The flight critical stuff is isolated from all of this and spits out a serial telemetry feed (Mavlink). We do send that directly to the ground station over a dedicated radio, but we also have an airborne service that cooks that into Websockets and in many cases the Websocket-over-very-special-WiFi connection has been more robust than the 915MHz serial link.
And it's not as if existing protocols like NMEA are all that good either.
Thanks for sharing that! Very interesting. There is even less margin for error in air compared to at sea. At least you can still float if the power goes out and at that point a sewing machine is all you need for most critical problems past that point.

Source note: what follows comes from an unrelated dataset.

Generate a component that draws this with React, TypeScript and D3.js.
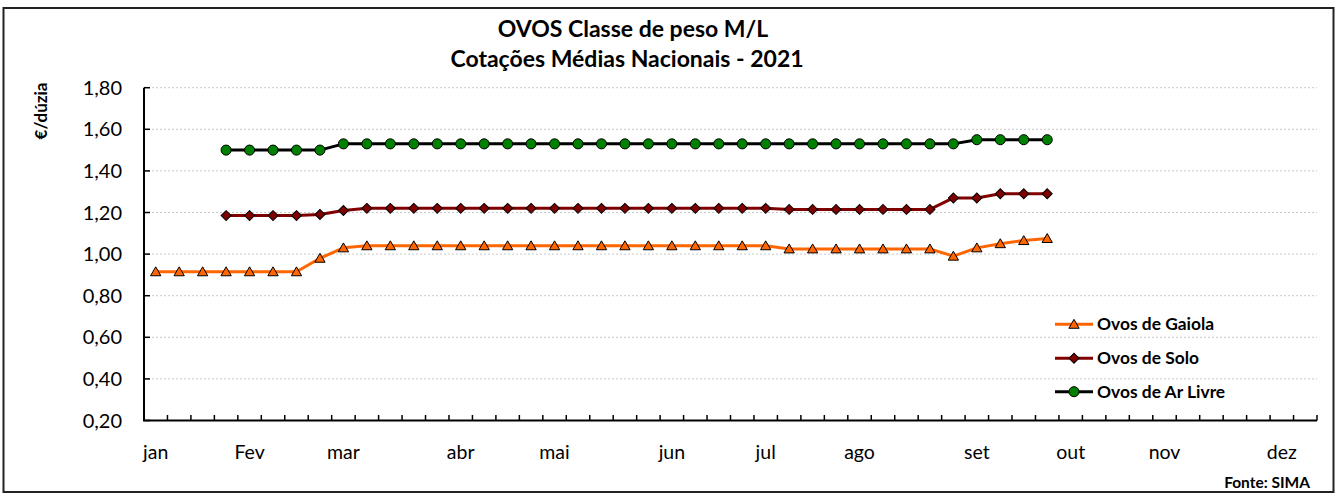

We've actually leaned in pretty hard on using "standard" protocols as much as we can:
- We have a flight planning module that takes multiple polygons as input and returns a (large) list of waypoints for covering the regions that the polygons cover. When I was trying to work out the request/response format I decided to use GeoJSON with some extra properties added. You submit the GeoJSON boundaries with a POST request, the planner does a bunch of computational geometry and graph algorithms, and returns back a GeoJSON. If you want to, you can just load the flight plan up in QGIS or ArcGIS or whatever and inspect it directly.
- We also accumulate quite a bit of geospatial data that we need to post-process. We used SQLite with the Spatialite extension to store that. Same story as the flight plans... you can really easily load it into QGIS or Geopandas or whatever you want and do your analysis
- We need to stream video down to the ground station and ended up using RTSP, h.264, and GStreamer to do that. You can connect to the video feed using our ground station software if you want, but you can also just connect to it using VLC. And internally this meant that if we wanted to do hardware-accelerated encoding it was just a matter of changing the GStreamer pipeline. Or... if I get my way over the next month or so, we'll be adding a HUD with extra telemetry right into the video feed, again using GStreamer plugins.